Oí hace algunos días una interesante entrevista que le hicieron a al cantautor vasco Benito Lertxundi en Radio Euskadi. Le preguntaron, entre otras muchas cosas, por el proceso de paz. Como quiera que iba oyendo la radio con auriculares mientras paseaba por las calles de Bilbao y no llevaba recado de escribir, no pude tomar nota exacta de su respuesta, pero creo no traicionar su pensamiento si digo que contestó que él no cree que haya ningún proceso de paz en marcha, porque lo que el Estado español ofrece no es paz, sino sumisión; que los estados saben de opresión, no de auténtica paz. Que la auténtica paz es la que se establece sobre la justicia, y que no es eso lo que quiere negociar el Estado español.
Me sería imposible no simpatizar con la mala uva y el espíritu crítico del comentario. De hecho, quienes siguen el rastro diario de estos Apuntes saben bien que no soporto los sermones sobre la necesidad de acabar con la violencia «venga de donde venga», casi siempre obra de personajes que lo que defienden, en realidad, es que el Estado tenga el monopolio de la violencia.
Sin embargo, no comparto la afirmación de que nuestro tan mentado «proceso» no busca la paz, conclusión basada en el convencimiento de que lo que puede resultar de él no sería, ni siquiera en el mejor de los casos, una auténtica paz. Y no lo acepto porque, de atenernos a ese criterio, deberíamos concluir que nunca ha habido paz en el mundo, porque ninguna de las paces que han existido a lo largo de la Historia ha sido una «auténtica paz», es decir, una paz plenamente justa.

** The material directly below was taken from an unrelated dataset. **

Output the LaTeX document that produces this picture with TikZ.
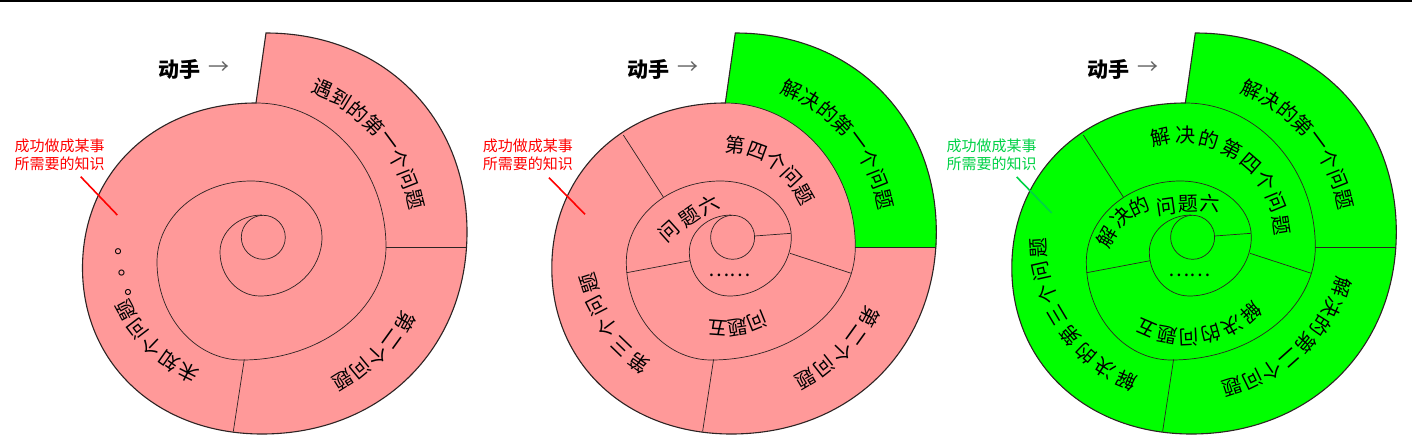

Decía Carl von Clausewitz, invirtiendo los términos de su propia y más célebre definición, que la política no es sino la continuación de la guerra por otros medios. Ya en la Grecia antigua hubo quien llegó a la conclusión, aún más ceniza, de que la paz no es sino el periodo que media entre dos guerras. Por lo general, dado que los conflictos forman parte consustancial de las sociedades humanas, lo que se ha entendido históricamente por paz es el resultado o bien de la imposición de un oponente sobre el otro (u otros) o bien de una determinada relación de fuerzas que hace desaconsejable la iniciación o la continuación de un conflicto armado.
La razón básica por la que no suscribo la afirmación de Benito Lertxundi es que mi consideración de la paz se basa en el estudio y la evaluación de la práctica humana, no en una construcción ideal. No siento ninguna fascinación especial por los estados de paz concretos de los que da cuenta la experiencia humana. Sucede que los estados de guerra, por lo general, me desagradan todavía más. En la mayoría de las situaciones, considero preferible que los conflictos se diriman –con toda la fuerza y la energía que sea necesaria– en el terreno de la política. La de la Euskadi de hoy es una de esas situaciones en las que creo que es mejor que los conflictos continúen su curso –sí: que continúen– por la vía de la política.